1997: David Wells: Curious and Interesting Numbers (2nd ed.):

The Dictionary
$13$


This statement does not appear in the first edition of Curious and Interesting Numbers of $1986$.


Mistake

The square of the hypotenuse of a right-angled triangle is also the difference of $2$ cubes; thus, $13^2 = 8^3 - 7^3$.


Correction

This is not true for all right-angled triangles.

The most immediate counterexample is the $3-4-5$ triangle, whose hypotenuse is $5$.
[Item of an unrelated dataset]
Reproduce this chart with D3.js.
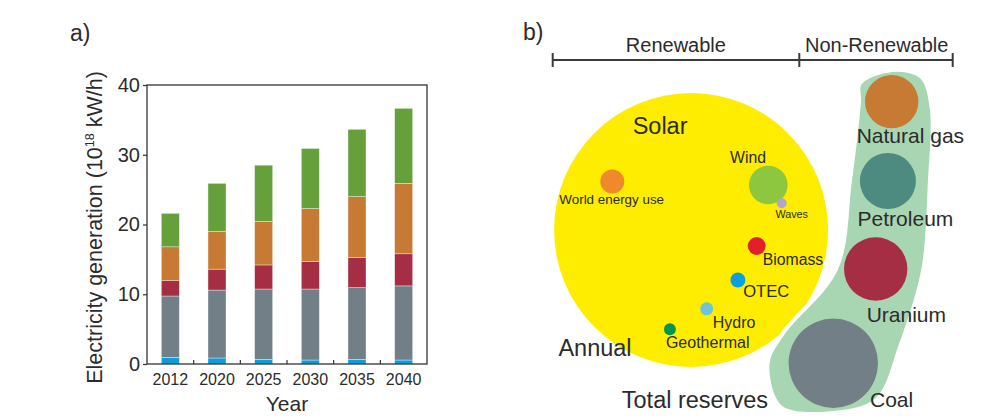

The sequence of positive integers whose squares are the difference between $2$ cubes begins:

$13, 28, 49, 104, 147, 181, 189, 224, 351, 361, \dotsc$

This sequence is A038597 in the On-Line Encyclopedia of Integer Sequences (N. J. A. Sloane (Ed.), 2008).


Refutation

Consider the equation:

$(1): \quad h^2 = a^3 - b^3: a, b \in \Z_{>0}$

$h$ itself cannot be a cube, as this would be a counterexample to Fermat's Last Theorem.
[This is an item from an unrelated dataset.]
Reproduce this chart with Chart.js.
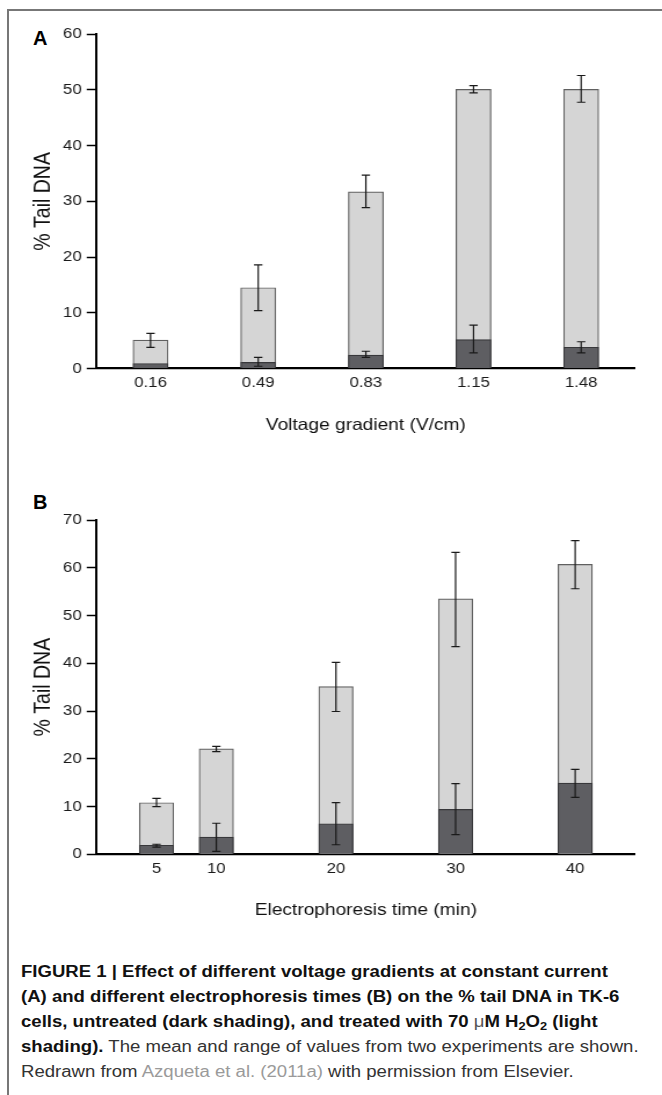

Suppose we relax $\Z_{>0}$ to $\Z_{\ge 0}$.

It can be shown that $(1)$ does not hold even among the primitive Pythagorean triples.

We demonstrate that there is no solution for $h = 5$:

Aiming for a contradiction, suppose there is.

We must have $\paren {a - b} \divides h^2$.

For $x \ge h$:

$\paren {x + 1}^3 - x^3 = 3 x^2 + 3 x + 1 > h^2$

Hence $a \le 5$.

Combined with our divisibility condition, we must have:

$a - b = 1$ or $5$

But:

$2^3 < 25$
$3^3 - 2^3 = 19$
$4^3 - 3^3 > 25$
$5^3 - 0^3 > 25$

So there is no solution for $a^3 - b^3 = 25$.